Figure scripts:
--------------------

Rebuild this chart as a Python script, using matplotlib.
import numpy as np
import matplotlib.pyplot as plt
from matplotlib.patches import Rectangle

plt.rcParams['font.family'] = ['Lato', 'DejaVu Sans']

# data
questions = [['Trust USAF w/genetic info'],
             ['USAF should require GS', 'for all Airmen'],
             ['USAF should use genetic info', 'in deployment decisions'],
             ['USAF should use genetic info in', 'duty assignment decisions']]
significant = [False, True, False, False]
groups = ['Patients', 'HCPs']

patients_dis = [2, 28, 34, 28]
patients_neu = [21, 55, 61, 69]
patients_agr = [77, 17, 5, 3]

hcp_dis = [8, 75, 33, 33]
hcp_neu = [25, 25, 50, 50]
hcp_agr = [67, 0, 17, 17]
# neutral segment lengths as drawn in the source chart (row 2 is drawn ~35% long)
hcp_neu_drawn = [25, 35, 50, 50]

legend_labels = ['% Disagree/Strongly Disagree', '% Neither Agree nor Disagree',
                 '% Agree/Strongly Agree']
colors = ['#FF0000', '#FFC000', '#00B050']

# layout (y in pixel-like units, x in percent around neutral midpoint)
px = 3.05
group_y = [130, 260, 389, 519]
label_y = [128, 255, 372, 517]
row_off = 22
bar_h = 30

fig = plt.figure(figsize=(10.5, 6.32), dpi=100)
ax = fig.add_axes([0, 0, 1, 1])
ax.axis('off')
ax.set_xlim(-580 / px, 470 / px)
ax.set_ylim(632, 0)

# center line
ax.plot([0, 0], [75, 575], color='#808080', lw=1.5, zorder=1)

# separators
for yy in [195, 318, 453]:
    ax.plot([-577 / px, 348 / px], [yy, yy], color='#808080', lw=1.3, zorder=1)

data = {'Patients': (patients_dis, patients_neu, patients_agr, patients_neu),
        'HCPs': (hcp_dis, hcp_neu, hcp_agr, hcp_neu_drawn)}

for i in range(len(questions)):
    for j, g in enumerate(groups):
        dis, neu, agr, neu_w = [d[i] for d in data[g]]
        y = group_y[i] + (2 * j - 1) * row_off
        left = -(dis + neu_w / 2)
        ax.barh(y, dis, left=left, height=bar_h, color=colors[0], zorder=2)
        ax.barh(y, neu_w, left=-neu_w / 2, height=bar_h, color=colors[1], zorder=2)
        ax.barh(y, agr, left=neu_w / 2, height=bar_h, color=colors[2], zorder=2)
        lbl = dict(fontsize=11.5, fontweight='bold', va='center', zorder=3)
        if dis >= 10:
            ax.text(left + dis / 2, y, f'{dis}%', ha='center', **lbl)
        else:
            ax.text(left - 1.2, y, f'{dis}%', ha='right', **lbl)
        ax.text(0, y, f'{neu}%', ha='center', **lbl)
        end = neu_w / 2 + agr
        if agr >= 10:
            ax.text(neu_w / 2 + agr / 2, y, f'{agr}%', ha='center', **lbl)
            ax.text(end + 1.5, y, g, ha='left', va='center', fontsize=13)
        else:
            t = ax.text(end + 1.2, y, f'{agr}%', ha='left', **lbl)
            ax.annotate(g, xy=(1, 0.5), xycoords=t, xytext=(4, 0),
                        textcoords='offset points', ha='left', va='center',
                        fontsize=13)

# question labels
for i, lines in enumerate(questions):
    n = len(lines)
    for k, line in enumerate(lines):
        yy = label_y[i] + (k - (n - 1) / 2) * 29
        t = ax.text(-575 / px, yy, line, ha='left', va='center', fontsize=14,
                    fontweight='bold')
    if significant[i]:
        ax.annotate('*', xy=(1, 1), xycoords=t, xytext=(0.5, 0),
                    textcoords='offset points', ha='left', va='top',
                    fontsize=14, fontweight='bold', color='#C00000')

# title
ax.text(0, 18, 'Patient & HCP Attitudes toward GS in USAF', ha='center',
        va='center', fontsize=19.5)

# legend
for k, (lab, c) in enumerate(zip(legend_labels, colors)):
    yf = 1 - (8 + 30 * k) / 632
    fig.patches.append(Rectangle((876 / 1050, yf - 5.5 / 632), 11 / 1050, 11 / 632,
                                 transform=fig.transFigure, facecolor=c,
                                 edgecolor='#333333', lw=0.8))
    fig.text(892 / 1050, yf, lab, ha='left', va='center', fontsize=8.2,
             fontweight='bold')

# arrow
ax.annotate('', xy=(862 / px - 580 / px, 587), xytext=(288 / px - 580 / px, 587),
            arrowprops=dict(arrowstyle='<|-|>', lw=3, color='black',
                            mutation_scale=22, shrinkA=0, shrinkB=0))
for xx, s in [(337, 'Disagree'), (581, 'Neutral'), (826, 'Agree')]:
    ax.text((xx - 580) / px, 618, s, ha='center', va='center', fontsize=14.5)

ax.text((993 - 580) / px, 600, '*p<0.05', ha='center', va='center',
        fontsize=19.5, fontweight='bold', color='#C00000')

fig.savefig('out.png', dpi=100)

--------------------

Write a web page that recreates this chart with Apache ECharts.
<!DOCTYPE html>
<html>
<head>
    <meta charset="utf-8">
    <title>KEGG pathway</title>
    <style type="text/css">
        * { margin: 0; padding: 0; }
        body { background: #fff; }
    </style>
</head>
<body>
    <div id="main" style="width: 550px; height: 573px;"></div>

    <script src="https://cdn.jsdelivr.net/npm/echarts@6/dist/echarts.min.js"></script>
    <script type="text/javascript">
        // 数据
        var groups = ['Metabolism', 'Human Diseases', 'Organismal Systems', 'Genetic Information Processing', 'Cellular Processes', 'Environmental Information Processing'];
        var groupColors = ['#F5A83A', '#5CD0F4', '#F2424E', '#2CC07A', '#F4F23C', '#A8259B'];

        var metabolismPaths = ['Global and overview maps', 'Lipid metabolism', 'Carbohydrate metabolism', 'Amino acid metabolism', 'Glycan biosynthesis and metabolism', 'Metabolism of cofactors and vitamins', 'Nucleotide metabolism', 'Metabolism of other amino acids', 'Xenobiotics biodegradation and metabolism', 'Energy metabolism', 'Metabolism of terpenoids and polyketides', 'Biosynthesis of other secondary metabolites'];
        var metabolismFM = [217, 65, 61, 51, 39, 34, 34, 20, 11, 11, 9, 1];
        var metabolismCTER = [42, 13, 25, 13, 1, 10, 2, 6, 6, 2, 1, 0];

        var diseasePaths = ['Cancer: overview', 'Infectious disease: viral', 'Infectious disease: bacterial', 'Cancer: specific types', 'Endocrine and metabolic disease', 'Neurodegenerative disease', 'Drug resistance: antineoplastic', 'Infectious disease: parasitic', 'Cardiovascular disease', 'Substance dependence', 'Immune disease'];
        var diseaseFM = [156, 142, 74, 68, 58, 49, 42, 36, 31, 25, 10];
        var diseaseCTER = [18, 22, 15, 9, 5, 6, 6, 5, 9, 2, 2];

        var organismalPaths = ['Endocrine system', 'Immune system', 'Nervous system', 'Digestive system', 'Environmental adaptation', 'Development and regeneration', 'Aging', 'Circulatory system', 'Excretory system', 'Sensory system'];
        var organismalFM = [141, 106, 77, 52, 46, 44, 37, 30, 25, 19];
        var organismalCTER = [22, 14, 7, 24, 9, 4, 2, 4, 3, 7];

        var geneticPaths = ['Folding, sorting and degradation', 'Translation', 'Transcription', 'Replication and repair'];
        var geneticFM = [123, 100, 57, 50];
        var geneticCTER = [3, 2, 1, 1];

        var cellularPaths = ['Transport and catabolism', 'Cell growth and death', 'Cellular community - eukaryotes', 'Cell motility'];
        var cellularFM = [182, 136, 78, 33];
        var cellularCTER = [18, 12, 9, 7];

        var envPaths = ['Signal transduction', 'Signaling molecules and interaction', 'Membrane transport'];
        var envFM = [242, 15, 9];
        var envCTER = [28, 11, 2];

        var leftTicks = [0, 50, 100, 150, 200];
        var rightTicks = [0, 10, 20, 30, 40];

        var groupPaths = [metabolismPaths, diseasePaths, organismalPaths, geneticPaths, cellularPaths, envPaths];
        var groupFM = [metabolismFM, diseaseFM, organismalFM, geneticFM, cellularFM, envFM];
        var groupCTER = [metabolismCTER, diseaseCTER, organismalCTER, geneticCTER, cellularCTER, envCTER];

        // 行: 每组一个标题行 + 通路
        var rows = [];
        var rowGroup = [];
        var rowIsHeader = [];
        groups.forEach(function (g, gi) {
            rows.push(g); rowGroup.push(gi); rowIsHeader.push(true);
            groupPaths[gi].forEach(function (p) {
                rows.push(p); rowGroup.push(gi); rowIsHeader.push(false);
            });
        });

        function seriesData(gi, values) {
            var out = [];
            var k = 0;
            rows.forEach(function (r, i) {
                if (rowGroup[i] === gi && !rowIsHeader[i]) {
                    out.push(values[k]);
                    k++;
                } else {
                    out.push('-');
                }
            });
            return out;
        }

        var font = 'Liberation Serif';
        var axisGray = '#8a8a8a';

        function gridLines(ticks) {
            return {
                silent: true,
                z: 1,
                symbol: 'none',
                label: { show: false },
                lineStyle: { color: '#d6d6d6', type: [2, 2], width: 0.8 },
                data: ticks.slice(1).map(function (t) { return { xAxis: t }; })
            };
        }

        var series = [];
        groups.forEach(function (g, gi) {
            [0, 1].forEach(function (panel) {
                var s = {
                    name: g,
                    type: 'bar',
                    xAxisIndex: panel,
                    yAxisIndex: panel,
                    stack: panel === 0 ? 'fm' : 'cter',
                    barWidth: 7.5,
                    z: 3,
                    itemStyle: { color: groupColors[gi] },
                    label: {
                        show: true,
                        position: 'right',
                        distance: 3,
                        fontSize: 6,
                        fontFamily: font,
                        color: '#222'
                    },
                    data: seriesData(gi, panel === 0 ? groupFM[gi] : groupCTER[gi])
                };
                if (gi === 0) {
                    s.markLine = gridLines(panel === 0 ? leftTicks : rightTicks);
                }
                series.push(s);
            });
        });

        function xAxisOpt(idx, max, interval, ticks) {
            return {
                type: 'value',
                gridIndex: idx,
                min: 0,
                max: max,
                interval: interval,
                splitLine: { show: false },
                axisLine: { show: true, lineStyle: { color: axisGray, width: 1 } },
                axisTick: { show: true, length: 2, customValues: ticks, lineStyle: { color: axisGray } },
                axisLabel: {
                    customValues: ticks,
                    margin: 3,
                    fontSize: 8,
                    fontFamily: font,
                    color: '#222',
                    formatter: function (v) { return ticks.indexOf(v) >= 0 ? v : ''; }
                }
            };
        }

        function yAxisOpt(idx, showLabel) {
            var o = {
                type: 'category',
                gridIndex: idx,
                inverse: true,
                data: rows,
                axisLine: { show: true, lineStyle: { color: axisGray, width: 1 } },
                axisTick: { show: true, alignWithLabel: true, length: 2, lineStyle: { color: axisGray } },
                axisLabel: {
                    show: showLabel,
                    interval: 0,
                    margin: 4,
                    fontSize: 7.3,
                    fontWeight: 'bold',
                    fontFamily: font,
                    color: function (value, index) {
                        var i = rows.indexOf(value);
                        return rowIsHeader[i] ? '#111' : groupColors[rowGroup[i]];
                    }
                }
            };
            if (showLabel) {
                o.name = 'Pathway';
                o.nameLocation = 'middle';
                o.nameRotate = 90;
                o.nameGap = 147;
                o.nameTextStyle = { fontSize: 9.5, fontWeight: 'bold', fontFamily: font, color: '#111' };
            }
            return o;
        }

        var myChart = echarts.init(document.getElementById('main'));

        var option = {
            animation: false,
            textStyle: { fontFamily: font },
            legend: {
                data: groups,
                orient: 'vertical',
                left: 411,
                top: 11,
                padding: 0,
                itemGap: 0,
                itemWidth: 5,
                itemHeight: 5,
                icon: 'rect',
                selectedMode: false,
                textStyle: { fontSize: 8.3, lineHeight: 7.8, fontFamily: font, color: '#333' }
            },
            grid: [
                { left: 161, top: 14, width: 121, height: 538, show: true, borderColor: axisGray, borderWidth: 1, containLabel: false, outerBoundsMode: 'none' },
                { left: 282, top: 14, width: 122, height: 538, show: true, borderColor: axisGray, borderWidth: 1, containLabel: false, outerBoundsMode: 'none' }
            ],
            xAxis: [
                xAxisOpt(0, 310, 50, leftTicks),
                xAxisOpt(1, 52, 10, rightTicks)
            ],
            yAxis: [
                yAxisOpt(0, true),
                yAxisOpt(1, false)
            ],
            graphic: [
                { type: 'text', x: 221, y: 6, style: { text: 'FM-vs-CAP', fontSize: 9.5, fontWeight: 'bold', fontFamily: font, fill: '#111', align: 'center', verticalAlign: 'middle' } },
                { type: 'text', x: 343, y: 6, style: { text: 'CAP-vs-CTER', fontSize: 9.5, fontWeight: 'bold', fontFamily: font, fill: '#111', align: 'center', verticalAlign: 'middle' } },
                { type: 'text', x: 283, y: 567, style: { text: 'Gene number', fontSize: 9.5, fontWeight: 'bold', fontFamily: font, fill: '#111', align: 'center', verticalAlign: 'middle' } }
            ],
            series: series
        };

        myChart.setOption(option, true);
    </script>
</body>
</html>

--------------------

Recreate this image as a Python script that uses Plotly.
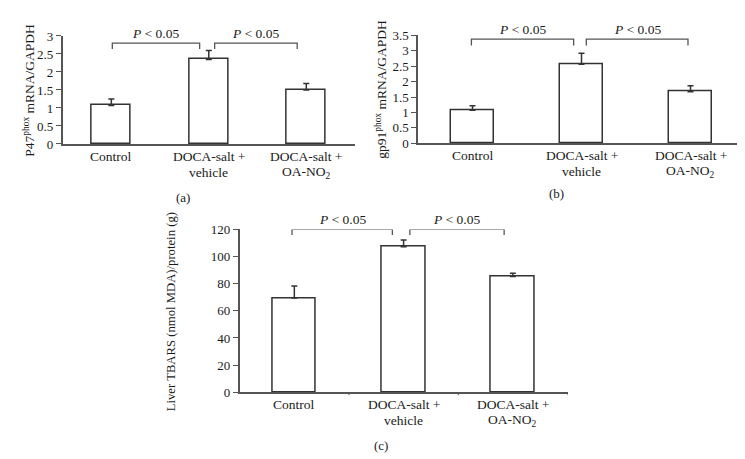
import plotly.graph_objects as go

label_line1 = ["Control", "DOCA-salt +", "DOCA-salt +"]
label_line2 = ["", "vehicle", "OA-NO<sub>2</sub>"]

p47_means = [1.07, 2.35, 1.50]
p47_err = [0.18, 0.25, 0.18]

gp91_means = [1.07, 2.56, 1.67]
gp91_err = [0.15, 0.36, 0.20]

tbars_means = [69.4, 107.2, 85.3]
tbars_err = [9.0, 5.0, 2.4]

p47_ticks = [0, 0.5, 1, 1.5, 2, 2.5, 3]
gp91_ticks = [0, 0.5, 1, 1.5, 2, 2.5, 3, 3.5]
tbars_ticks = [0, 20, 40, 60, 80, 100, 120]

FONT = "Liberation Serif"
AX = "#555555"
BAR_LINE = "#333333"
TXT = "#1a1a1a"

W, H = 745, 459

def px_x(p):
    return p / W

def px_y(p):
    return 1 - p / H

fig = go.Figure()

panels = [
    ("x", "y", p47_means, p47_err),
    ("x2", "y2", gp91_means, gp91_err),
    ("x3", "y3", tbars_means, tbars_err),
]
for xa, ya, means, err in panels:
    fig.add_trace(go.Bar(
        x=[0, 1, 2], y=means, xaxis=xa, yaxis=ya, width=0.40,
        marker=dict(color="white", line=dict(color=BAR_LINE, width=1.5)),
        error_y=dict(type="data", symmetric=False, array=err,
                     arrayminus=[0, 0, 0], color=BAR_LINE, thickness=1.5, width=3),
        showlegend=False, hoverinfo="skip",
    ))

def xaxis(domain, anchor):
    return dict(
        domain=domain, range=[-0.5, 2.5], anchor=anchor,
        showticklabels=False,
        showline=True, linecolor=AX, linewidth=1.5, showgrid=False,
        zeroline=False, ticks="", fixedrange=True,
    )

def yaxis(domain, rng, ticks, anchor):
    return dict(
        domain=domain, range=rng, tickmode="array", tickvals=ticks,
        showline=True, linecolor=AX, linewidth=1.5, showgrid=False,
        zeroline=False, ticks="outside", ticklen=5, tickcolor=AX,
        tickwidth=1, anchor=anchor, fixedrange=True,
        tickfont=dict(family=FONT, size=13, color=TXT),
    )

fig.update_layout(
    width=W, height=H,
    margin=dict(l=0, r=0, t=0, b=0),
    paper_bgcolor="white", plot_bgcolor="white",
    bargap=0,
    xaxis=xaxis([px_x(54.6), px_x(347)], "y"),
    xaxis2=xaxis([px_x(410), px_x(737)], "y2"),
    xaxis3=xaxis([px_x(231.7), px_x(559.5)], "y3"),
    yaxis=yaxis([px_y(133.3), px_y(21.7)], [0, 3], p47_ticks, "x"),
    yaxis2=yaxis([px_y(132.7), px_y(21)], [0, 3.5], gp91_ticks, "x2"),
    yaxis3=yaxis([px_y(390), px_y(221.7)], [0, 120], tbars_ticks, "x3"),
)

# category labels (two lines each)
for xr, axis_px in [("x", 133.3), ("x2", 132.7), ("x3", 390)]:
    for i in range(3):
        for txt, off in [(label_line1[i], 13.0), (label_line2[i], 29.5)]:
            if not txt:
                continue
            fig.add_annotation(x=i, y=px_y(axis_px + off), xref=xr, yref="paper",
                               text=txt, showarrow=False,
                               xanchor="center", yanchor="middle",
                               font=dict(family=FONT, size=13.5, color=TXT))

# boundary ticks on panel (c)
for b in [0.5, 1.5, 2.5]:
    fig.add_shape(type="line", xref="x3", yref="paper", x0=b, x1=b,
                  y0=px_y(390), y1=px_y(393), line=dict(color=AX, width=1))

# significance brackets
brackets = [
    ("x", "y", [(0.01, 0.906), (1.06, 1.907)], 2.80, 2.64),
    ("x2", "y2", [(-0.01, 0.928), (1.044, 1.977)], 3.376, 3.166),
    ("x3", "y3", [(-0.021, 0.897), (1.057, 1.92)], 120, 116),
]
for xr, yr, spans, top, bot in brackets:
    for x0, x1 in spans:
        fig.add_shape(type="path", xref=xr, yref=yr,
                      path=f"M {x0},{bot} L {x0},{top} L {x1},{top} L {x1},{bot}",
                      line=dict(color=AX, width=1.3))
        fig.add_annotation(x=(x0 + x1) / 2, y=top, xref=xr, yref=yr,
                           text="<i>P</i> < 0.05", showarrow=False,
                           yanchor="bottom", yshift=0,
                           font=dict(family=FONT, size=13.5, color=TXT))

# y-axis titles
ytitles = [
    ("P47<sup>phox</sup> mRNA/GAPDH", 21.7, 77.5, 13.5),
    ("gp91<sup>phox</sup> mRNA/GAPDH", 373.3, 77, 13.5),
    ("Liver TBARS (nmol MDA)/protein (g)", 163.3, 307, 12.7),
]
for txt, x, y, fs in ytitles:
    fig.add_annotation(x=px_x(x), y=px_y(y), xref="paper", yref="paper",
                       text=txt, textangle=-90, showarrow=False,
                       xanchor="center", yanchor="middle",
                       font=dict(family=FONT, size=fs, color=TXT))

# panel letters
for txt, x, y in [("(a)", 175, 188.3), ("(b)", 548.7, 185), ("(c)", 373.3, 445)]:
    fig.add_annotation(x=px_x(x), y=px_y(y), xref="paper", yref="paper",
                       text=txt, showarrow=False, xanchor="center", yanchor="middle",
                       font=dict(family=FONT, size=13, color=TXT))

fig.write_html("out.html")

--------------------

Transcribe nothing but the lines from the line with "Rebuild this chart" through the line with "colors = ['#FF0000', '#FFC000', '#00B050']", reproducing each exactly.

Rebuild this chart as a Python script, using matplotlib.
import numpy as np
import matplotlib.pyplot as plt
from matplotlib.patches import Rectangle

plt.rcParams['font.family'] = ['Lato', 'DejaVu Sans']

# data
questions = [['Trust USAF w/genetic info'],
             ['USAF should require GS', 'for all Airmen'],
             ['USAF should use genetic info', 'in deployment decisions'],
             ['USAF should use genetic info in', 'duty assignment decisions']]
significant = [False, True, False, False]
groups = ['Patients', 'HCPs']

patients_dis = [2, 28, 34, 28]
patients_neu = [21, 55, 61, 69]
patients_agr = [77, 17, 5, 3]

hcp_dis = [8, 75, 33, 33]
hcp_neu = [25, 25, 50, 50]
hcp_agr = [67, 0, 17, 17]
# neutral segment lengths as drawn in the source chart (row 2 is drawn ~35% long)
hcp_neu_drawn = [25, 35, 50, 50]

legend_labels = ['% Disagree/Strongly Disagree', '% Neither Agree nor Disagree',
                 '% Agree/Strongly Agree']
colors = ['#FF0000', '#FFC000', '#00B050']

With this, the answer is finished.